Poetry, Written Words

Tinder crushes my soul

Skærmbillede 2017-07-20 kl. 14.56.00

Swipe, swipe, swipe. No thoughts entering my mind, no feelings involved. Cute dog, cute nose, ugly face. Cool view, nice tat, crazy eyes.

All these things run through my mind at the speed of lighting and before I know it, I’ve crushed more hearts than intended to in my entire life. Not caring about the person. Seeing only the picture. Seeing only an image of a human being, that might exist but most likely doesn’t. I don’t want to think of you as a person. I want to swipe. Right, left, left, right. It’s a game. It’s a competition. Who gets the most matches. Who likes these precicely choosen pictures and ironic text I have created for all the world to see. Sex, sex, sex. Looking for something serious. Left. Looking for someone to love my dog.
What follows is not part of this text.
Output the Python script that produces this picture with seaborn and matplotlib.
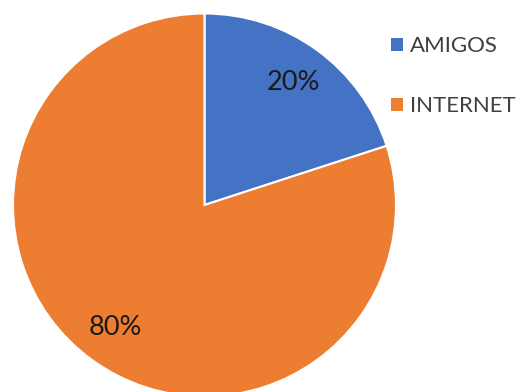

Right. Looking for love. Left. U up for fun. Right.

Decisions without feelings. Brain not working. Impulses win. The tweeting feeling deep inside my body. This is wrong. This is not right. But it’s so fun. Boost. Boost. Confidence boost. “Hey what’s up girl”. Ignore. Left, left, left. What are you feeling on the other side of the screen? Loosing the game. Loosing at life. I should say yes to them all. Boost. Boost. Confidence boost. But it’s all a lie. All fake. Like all else. It’s not real. But then you meet. And suddenly it’s all very real. What did I say. No, I didn’t say that. Didn’t promise that. Go away, you are not real. You are not suppose to be here. Here in reality. You are fake. You don’t belong in the actual world.

I am winning. I am loosing. Who are you anyway. I don’t care about you or your siblings. Tell me something new. Surprise me.

Then I realised it. The judgement my mind puts on these people from one single photo. Bad in bed, boring, common, fuck-boy, mammas-boy, pretentious, just wants head, no good for me, too good for me, ugly, would talk about football, would talk about drugs, would introduce me to his mother, would introduce me to his dick…

But that’s not all I realised. I picture myself with them. Impossible. I picture them being actual human beings. Impossible. I picture them smiling and giving their mom a hug. No, no, no, you’re not real.

You don’t know these people. You don’t know a thing. It’s all a game. It’s all a lie. We’re all in on it, but what if we’re not. Where are the rules. I need to see them. I want to know. I don’t understand this game. Let me be. Let me join. I see nothing. I swipe. Right, right, right. Afraid to hurt. Afraid to care. No, no, no. Ignore the messages. I don’t want you. I want the boost. Give me the boost. It’s gone. Come back. No, no, no. It’s gone. So are you. So is this game we had. No more. Left.